Copenhagen: an acutal cycle network, in magnificent action
Nevertheless, New York currently risks, it seems to me, watching from the sidelines as London’s new network of protected routes turns the city’s existing provision into a still more successful network. It’s hard to imagine New York’s achieving anywhere close to its target of having 6 per cent of trips by bikes by 2020 until it starts taking the challenges of providing a real network seriously.
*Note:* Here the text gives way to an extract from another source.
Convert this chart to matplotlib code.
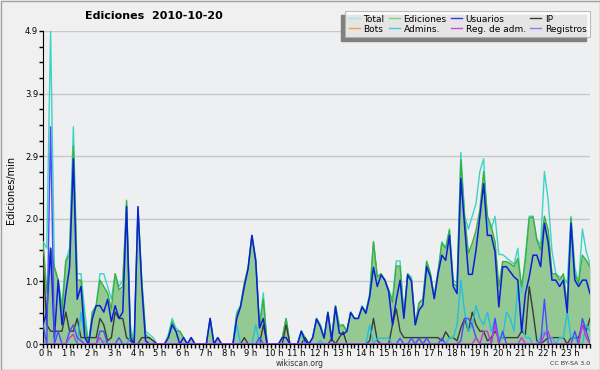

Ms Trottenberg may be about to start tackling the issue in earnest, even if her department's record of retreat on markings for "slow zones" suggests otherwise. But the history of the Bleecker St – Broadway-Lafayette station on the New York City subway is a stark reminder that such changes don’t happen on their own in this city. The city’s IND subway network built Broadway-Lafayette station in 1936 immediately under Bleecker St station of the Interborough Rapid Transit Corporation. In 1940, the city subsequently took over the IRT and its rival BMT subway, forming them with the IND into an allegedly unified system enjoying the benefits of being a single network. Yet it was only in June 2012, after I arrived in New York, that a full connection between the two stations – which had sat immediately adjacent to each other for 76 years – was finally opened.

If New York is serious about encouraging more than a hardy band of souls to cycle round the city, changes to its cycling infrastructure cannot possibly take that long.